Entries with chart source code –
----

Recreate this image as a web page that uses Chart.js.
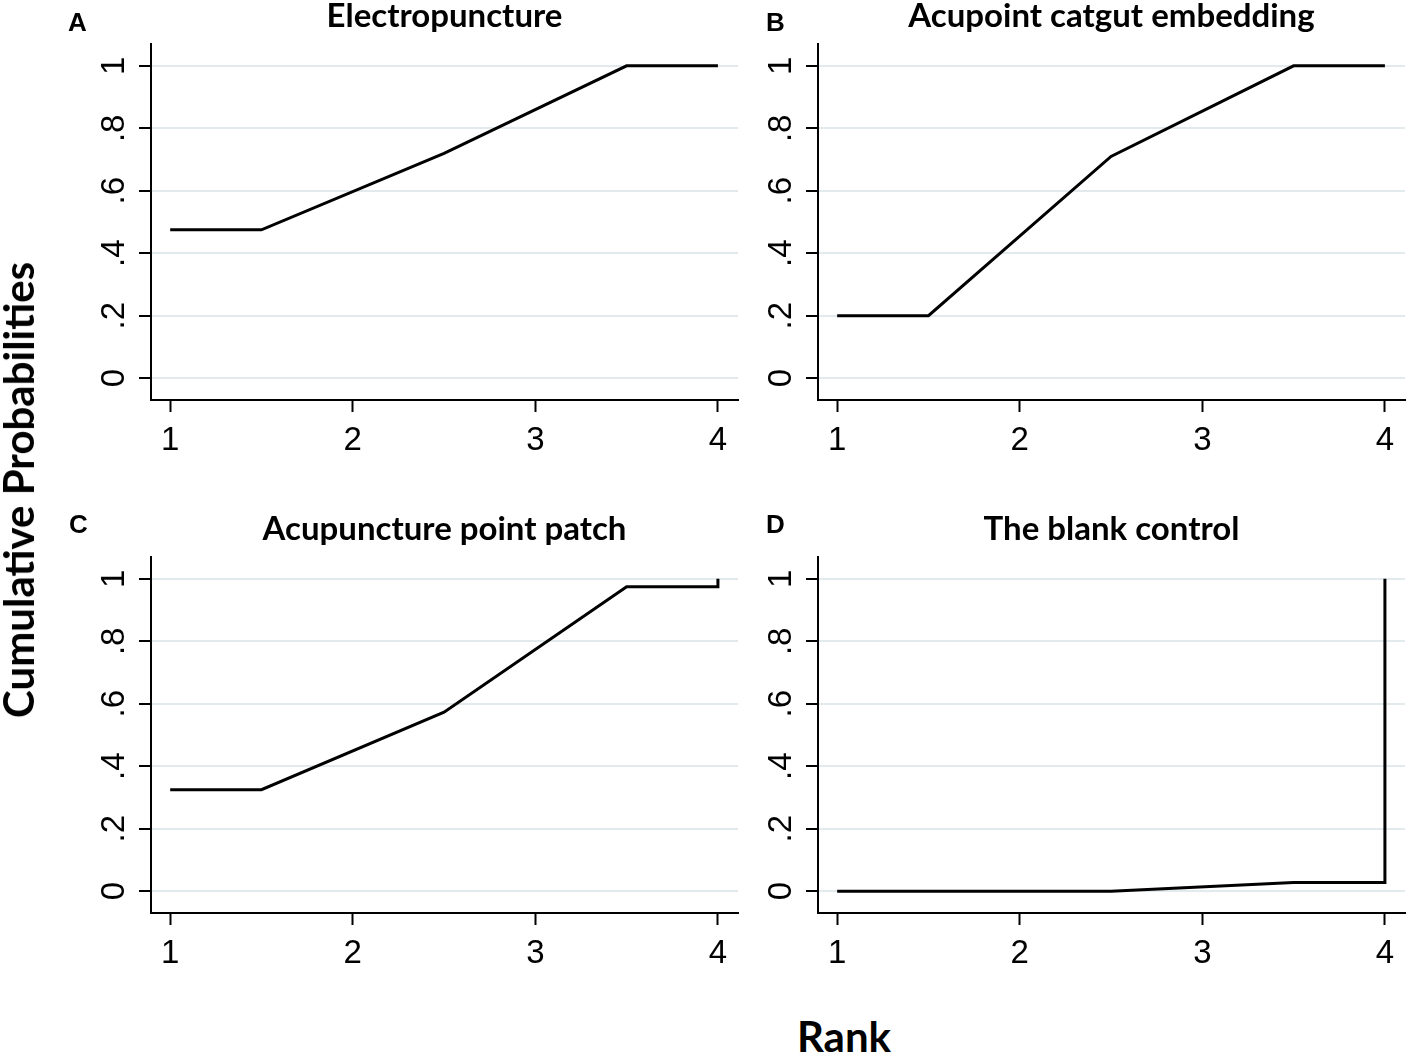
<!DOCTYPE html>
<html>
<head>
<meta charset="utf-8">
<script src="https://cdn.jsdelivr.net/npm/chart.js@4.4.0/dist/chart.umd.min.js"></script>
<style>
  body { margin: 0; background: #fff; width: 1417px; height: 1057px; position: relative; overflow: hidden; }
  .panel { position: absolute; width: 745px; height: 470px; }
  .letter { position: absolute; font-family: "Liberation Sans", Arial, sans-serif; font-weight: bold; font-size: 26px; color: #000; line-height: 1; }
  #ylab { position: absolute; left: 18px; top: 490px; transform: translate(-50%, -50%) rotate(-90deg);
          font-family: Lato, sans-serif; font-weight: bold; font-size: 42px; white-space: nowrap; color: #000; }
  #xlab { position: absolute; left: 844px; top: 1036px; transform: translate(-50%, -50%);
          font-family: Lato, sans-serif; font-weight: bold; font-size: 42px; color: #000; }
</style>
</head>
<body>
<div class="panel" style="left:0;top:0"><canvas id="chartA" width="745" height="470"></canvas></div>
<div class="panel" style="left:667px;top:0"><canvas id="chartB" width="745" height="470"></canvas></div>
<div class="panel" style="left:0;top:513px"><canvas id="chartC" width="745" height="470"></canvas></div>
<div class="panel" style="left:667px;top:513px"><canvas id="chartD" width="745" height="470"></canvas></div>

<div class="letter" style="left:68px;top:9px">A</div>
<div class="letter" style="left:766px;top:9px">B</div>
<div class="letter" style="left:69px;top:511px">C</div>
<div class="letter" style="left:766px;top:511px">D</div>
<div id="ylab">Cumulative Probabilities</div>
<div id="xlab">Rank</div>

<script>
// ranks where the cumulative curve bends (last rank repeated for the final jump)
const ranks = [1, 1.5, 2.5, 3.5, 4, 4];

// cumulative ranking probabilities
const electropuncture = [0.475, 0.475, 0.72, 1, 1, 1];
const catgutEmbedding = [0.2, 0.2, 0.71, 1, 1, 1];
const pointPatch = [0.325, 0.325, 0.573, 0.975, 0.975, 1];
const blankControl = [0, 0, 0, 0.028, 0.028, 1];

const xTicks = [1, 2, 3, 4];
const yTicks = [0, 0.2, 0.4, 0.6, 0.8, 1];
const yTickLabels = ['0', '.2', '.4', '.6', '.8', '1'];

const tickFont = { family: "'Liberation Sans', sans-serif", size: 33 };

function makePanel(id, title, values) {
    const ctx = document.getElementById(id).getContext('2d');
    return new Chart(ctx, {
        type: 'scatter',
        data: {
            datasets: [{
                data: ranks.map((r, i) => ({ x: r, y: values[i] })),
                showLine: true,
                borderColor: '#000',
                borderWidth: 3,
                pointRadius: 0,
                tension: 0
            }]
        },
        options: {
            responsive: false,
            animation: false,
            events: [],
            layout: { padding: { left: 0, right: 7, top: 0, bottom: 10 } },
            plugins: {
                legend: { display: false },
                tooltip: { enabled: false },
                title: {
                    display: true,
                    text: title,
                    fullSize: false,
                    color: '#000',
                    font: { family: 'Lato', weight: 'bold', size: 33, lineHeight: 1 },
                    padding: { top: 0, bottom: 11 }
                }
            },
            scales: {
                x: {
                    type: 'linear',
                    min: 0.895,
                    max: 4.11,
                    afterBuildTicks: s => { s.ticks = xTicks.map(v => ({ value: v })); },
                    afterFit: s => { s.height = 60; },
                    grid: { drawOnChartArea: false, tickLength: 12, tickColor: '#000', tickWidth: 2 },
                    border: { display: true, color: '#000', width: 2 },
                    ticks: {
                        color: '#000',
                        font: tickFont,
                        padding: 9,
                        maxRotation: 0,
                        autoSkip: false
                    }
                },
                y: {
                    type: 'linear',
                    min: -0.07,
                    max: 1.07,
                    afterBuildTicks: s => { s.ticks = yTicks.map(v => ({ value: v })); },
                    afterFit: s => { s.width = 151; },
                    grid: { color: '#e3eaed', lineWidth: 2, tickLength: 12, tickColor: '#000', tickWidth: 2 },
                    border: { display: true, color: '#000', width: 2 },
                    ticks: {
                        color: '#000',
                        font: tickFont,
                        minRotation: 90,
                        maxRotation: 90,
                        crossAlign: 'center',
                        padding: 10,
                        autoSkip: false,
                        callback: (v, i) => yTickLabels[i]
                    }
                }
            }
        }
    });
}

makePanel('chartA', 'Electropuncture', electropuncture);
makePanel('chartB', 'Acupoint catgut embedding', catgutEmbedding);
makePanel('chartC', 'Acupuncture point patch', pointPatch);
makePanel('chartD', 'The blank control', blankControl);
</script>
</body>
</html>
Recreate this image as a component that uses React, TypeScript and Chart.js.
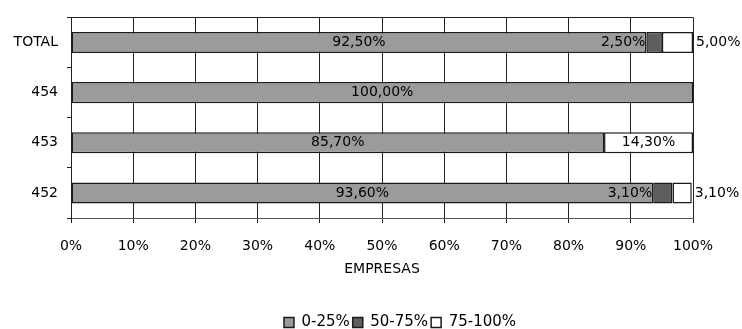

----

Go through the entries above and pull out each line with "uses" in it.

Response –
Recreate this image as a web page that uses Chart.js.
Recreate this image as a component that uses React, TypeScript and Chart.js.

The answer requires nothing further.